BOCA RATON, FLA. — On June 22, 2004, Rudolph W. Giuliani made a bold promise in the fight against terrorism.
The former New York mayor told reporters that his newest business venture, called Bio-ONE, would swiftly eliminate deadly anthrax from a tabloid newspaper office. The site still stood padlocked, more than 2 1/2 years after the worst biological terrorism attack in U.S. history.
"You will see me walk through those doors," pledged Giuliani, who is now seeking the Republican presidential nomination.
But Giuliani never entered the building.
Health authorities did not lift the quarantine until February 2007 -- long after Bio-ONE had quit the cleanup in a dispute over how to disinfect photos of Bigfoot and other tabloid targets. A rival company was hired to finish the job.
The episode left local officials disappointed.
"I figured the home of the National Enquirer was going to be the home of a national hero," said Steven Abrams, Boca Raton's mayor. "That obviously didn't happen."
The case marks a little-known setback in Giuliani's high-powered business career. He has earned tens of millions of dollars over the last six years from speeches, investments and business deals. But he also has foundered at times, despite his political firepower.
Now his once-promising White House bid is in trouble. After near-bottom rankings in every electoral contest so far, Giuliani is staking his candidacy on Tuesday's Florida primary. His campaign probably cannot survive a loss here.
Giuliani's celebrity as a leader who rallied New York after Sept. 11 has been key to both his past business success and his current political ambitions.
In 2001, his last year in office, Giuliani claimed a net worth of about $1 million. In 2006, according to campaign records he filed last summer, he reported more than $17 million in income and about $50 million in stocks, business interests, real estate and other assets.
He earned $11.4 million that year giving speeches to trade conferences, business associations, schools and other groups. He delivered hundreds of such speeches over the last six years, including at least 30 overseas, charging fees of $100,000 to $300,000 each.
The topic rarely varied. As the keynote speaker for the Cosmetic, Toiletry and Fragrance Assn.'s annual meeting in Boca Raton in March 2005, Giuliani focused on "leadership during crises," especially his own role during New York's "darkest hour," according to the group.
Giuliani also capitalized on his fame by heading Giuliani Partners, a management consulting group he founded with former aides. Based in New York, the boutique firm reportedly has earned more than $100 million with contracts to help clients improve corporate governance, financial planning and crisis management.
But progress came in fits and starts.
Giuliani and his team bought and later sold an investment banking unit that saw a sharp drop in revenue the first year.

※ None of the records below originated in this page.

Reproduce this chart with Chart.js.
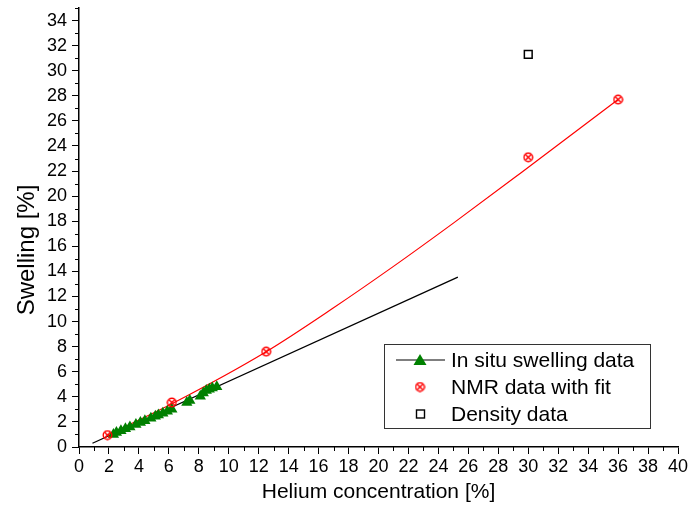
<!DOCTYPE html>
<html>
<head>
<meta charset="utf-8">
<script src="https://cdn.jsdelivr.net/npm/chart.js@4.4.0/dist/chart.umd.min.js"></script>
<style>
  html, body { margin: 0; padding: 0; background: #fff; }
</style>
</head>
<body>
<canvas id="chart" width="688" height="515"></canvas>
<script>
// in situ swelling data (green triangles)
const insituX = [2.3, 2.5, 2.8, 3.1, 3.4, 3.8, 4.1, 4.4, 4.8, 5.1, 5.3, 5.6, 5.9, 6.2, 7.2, 7.4, 8.1, 8.3, 8.5, 8.7, 8.9, 9.2];
const insituY = [1.0, 1.15, 1.3, 1.45, 1.6, 1.8, 1.95, 2.1, 2.3, 2.45, 2.55, 2.7, 2.85, 3.0, 3.55, 3.7, 4.05, 4.3, 4.5, 4.6, 4.7, 4.8];
// linear fit through in situ data
const insituFitX = [0.9, 25.3];
const insituFitY = [0.3, 13.55];
// NMR points and fit curve
const nmrX = [1.9, 6.2, 12.5, 30.0, 36.0];
const nmrY = [0.95, 3.55, 7.6, 23.1, 27.7];
const nmrFitX = [1.9, 6.2, 12.5, 17, 21, 25, 29.5, 36];
const nmrFitY = [0.95, 3.45, 7.6, 11.1, 14.4, 17.85, 21.85, 27.7];
// density
const densityX = [30.0];
const densityY = [31.3];

const xTicks = [0, 2, 4, 6, 8, 10, 12, 14, 16, 18, 20, 22, 24, 26, 28, 30, 32, 34, 36, 38, 40];
const yTicks = [0, 2, 4, 6, 8, 10, 12, 14, 16, 18, 20, 22, 24, 26, 28, 30, 32, 34];

const legendLabels = ['In situ swelling data', 'NMR data with fit', 'Density data'];
const yTitle = 'Swelling [%]';

const pts = (xs, ys) => xs.map((x, i) => ({ x: x, y: ys[i] }));

// circle with a cross inside, red
function nmrSymbol() {
  const c = document.createElement('canvas');
  c.width = 11; c.height = 11;
  const g = c.getContext('2d');
  g.strokeStyle = '#ff0000';
  g.lineWidth = 1.4;
  g.beginPath(); g.arc(5.5, 5.5, 4.3, 0, Math.PI * 2); g.stroke();
  g.beginPath();
  g.moveTo(2.7, 2.7); g.lineTo(8.3, 8.3);
  g.moveTo(8.3, 2.7); g.lineTo(2.7, 8.3);
  g.stroke();
  return c;
}
const nmrPoint = nmrSymbol();

const font = 'Arial, "Liberation Sans", sans-serif';

// minor ticks on odd values, y title, legend box
const extras = {
  id: 'extras',
  afterDraw(chart) {
    const ctx = chart.ctx;
    const xs = chart.scales.x, ys = chart.scales.y;
    const area = chart.chartArea;
    ctx.save();
    ctx.strokeStyle = '#000';
    ctx.lineWidth = 1;
    for (let v = 1; v < 40; v += 2) {
      const px = Math.round(xs.getPixelForValue(v)) + 0.5;
      ctx.beginPath(); ctx.moveTo(px, area.bottom); ctx.lineTo(px, area.bottom + 4); ctx.stroke();
    }
    for (let v = 1; v <= 35; v += 2) {
      const py = Math.round(ys.getPixelForValue(v)) + 0.5;
      ctx.beginPath(); ctx.moveTo(area.left, py); ctx.lineTo(area.left - 4, py); ctx.stroke();
    }

    // y axis title
    ctx.save();
    ctx.translate(27, 250);
    ctx.rotate(-Math.PI / 2);
    ctx.font = '24px ' + font;
    ctx.fillStyle = '#000';
    ctx.textAlign = 'center';
    ctx.textBaseline = 'middle';
    ctx.fillText(yTitle, 0, 0);
    ctx.restore();

    // legend
    const bx = 384.5, by = 344.5, bw = 266, bh = 84;
    ctx.strokeStyle = '#333';
    ctx.lineWidth = 1;
    ctx.strokeRect(bx, by, bw, bh);
    ctx.font = '21px ' + font;
    ctx.textBaseline = 'middle';
    const rows = [360, 387, 414];
    const textX = 451;
    // row 1: line + triangle
    ctx.strokeStyle = '#000';
    ctx.lineWidth = 1.2;
    ctx.beginPath(); ctx.moveTo(396, rows[0]); ctx.lineTo(445, rows[0]); ctx.stroke();
    ctx.fillStyle = '#008000';
    ctx.beginPath();
    ctx.moveTo(420, rows[0] - 6); ctx.lineTo(426.5, rows[0] + 5); ctx.lineTo(413.5, rows[0] + 5);
    ctx.closePath(); ctx.fill();
    // row 2: nmr symbol
    ctx.drawImage(nmrPoint, 420 - 5.5, rows[1] - 5.5);
    // row 3: open square
    ctx.strokeStyle = '#000';
    ctx.lineWidth = 1.4;
    ctx.strokeRect(416.5, rows[2] - 4, 8, 8);
    ctx.fillStyle = '#000';
    legendLabels.forEach((t, i) => ctx.fillText(t, textX, rows[i] + 1));
    ctx.restore();
  }
};

new Chart(document.getElementById('chart').getContext('2d'), {
  type: 'scatter',
  data: {
    datasets: [
      {
        label: 'In situ fit',
        data: pts(insituFitX, insituFitY),
        showLine: true,
        borderColor: '#000',
        borderWidth: 1.3,
        pointRadius: 0,
        order: 3
      },
      {
        label: 'NMR fit',
        data: pts(nmrFitX, nmrFitY),
        showLine: true,
        borderColor: '#ff0000',
        borderWidth: 1.2,
        cubicInterpolationMode: 'monotone',
        pointRadius: 0,
        order: 4
      },
      {
        label: legendLabels[0],
        data: pts(insituX, insituY),
        pointStyle: 'triangle',
        pointRadius: 6.5,
        backgroundColor: '#008000',
        borderColor: '#008000',
        borderWidth: 0,
        order: 2
      },
      {
        label: legendLabels[1],
        data: pts(nmrX, nmrY),
        pointStyle: nmrPoint,
        order: 1
      },
      {
        label: legendLabels[2],
        data: pts(densityX, densityY),
        pointStyle: 'rect',
        pointRadius: 5.5,
        backgroundColor: '#fff',
        borderColor: '#000',
        borderWidth: 1.5,
        order: 0
      }
    ]
  },
  options: {
    responsive: false,
    animation: false,
    layout: { padding: { top: 8, right: 10, left: 0, bottom: 0 } },
    plugins: {
      legend: { display: false },
      tooltip: { enabled: false }
    },
    scales: {
      x: {
        type: 'linear',
        min: 0, max: 40,
        afterFit: s => { s.height = 68; s.paddingRight = 0; s.paddingLeft = 0; },
        afterBuildTicks: s => { s.ticks = xTicks.map(v => ({ value: v })); },
        border: { color: '#000', width: 1.5 },
        grid: { drawOnChartArea: false, tickLength: 7, color: '#000', tickWidth: 1 },
        ticks: { color: '#000', font: { family: font, size: 18 }, padding: 2, maxRotation: 0, autoSkip: false },
        title: { display: true, text: 'Helium concentration [%]', color: '#000', font: { family: font, size: 21 }, padding: { top: 0, bottom: 10 } }
      },
      y: {
        type: 'linear',
        min: 0, max: 35,
        afterFit: s => { s.width = 79; s.paddingTop = 0; s.paddingBottom = 0; },
        afterBuildTicks: s => { s.ticks = yTicks.map(v => ({ value: v })); },
        border: { color: '#000', width: 1.5 },
        grid: { drawOnChartArea: false, tickLength: 7, color: '#000', tickWidth: 1 },
        ticks: { color: '#000', font: { family: font, size: 18 }, padding: 5, autoSkip: false }
      }
    }
  },
  plugins: [extras]
});
</script>
</body>
</html>
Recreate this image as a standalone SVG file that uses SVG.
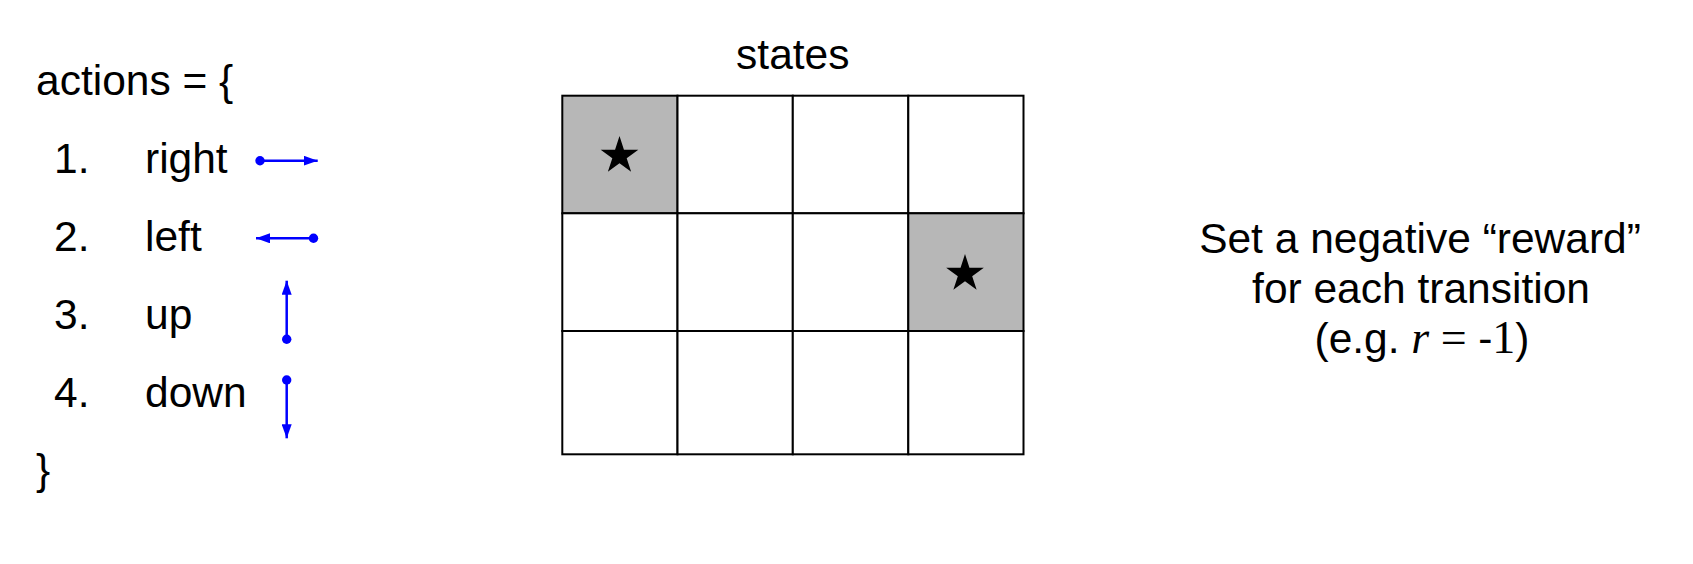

Another subsidiary, set up to focus on safety and security, lost clients after the director, Bernard B. Kerik, was forced in 2004 to withdraw from consideration as secretary of Homeland Security. Kerik, who served as police commissioner under Giuliani, is awaiting trial on federal charges of fraud and tax evasion.
The Giuliani group's first client, Purdue Pharma, showed the limits of his celebrity.
Purdue Pharma produced OxyContin, the nation's No. 1 prescription painkiller. Abuse of the narcotic analgesic, known on the street as hillbilly heroin, had exploded to nightmare levels. The U.S. Drug Enforcement Administration director declared that OxyContin had caused or contributed to 465 deaths in two years.
In May 2002, Michael Friedman, Purdue Pharma's chief operating officer, called Giuliani "uniquely qualified" to save his company's battered reputation.
"The management experience, law enforcement background, leadership and integrity of Giuliani Partners and its CEO Rudolph W. Giuliani are tremendous assets to our company," Friedman said in a press release still posted on the Giuliani Partners website.
Over the next two years, Giuliani appealed to members of Congress, federal and state prosecutors, and the head of the DEA to keep OxyContin on the market while seeking ways to curb prescription abuse. After the DEA documented theft at Purdue Pharma's manufacturing plants, Giuliani Partners sought to improve security and record-keeping.
"We believe that government officials are more comfortable knowing that Giuliani is advising Purdue Pharma," Howard Udell, the company's chief lawyer, said in a statement issued by Giuliani Partners.
But John L. Brownlee, the U.S. attorney in western Virginia, made plans in 2006 to indict Purdue Pharma and three of its top executives -- including Friedman and Udell -- for misleading the public about OxyContin's dangers. Giuliani met or spoke by phone with Brownlee six times to argue for his client, according to the prosecutor's office.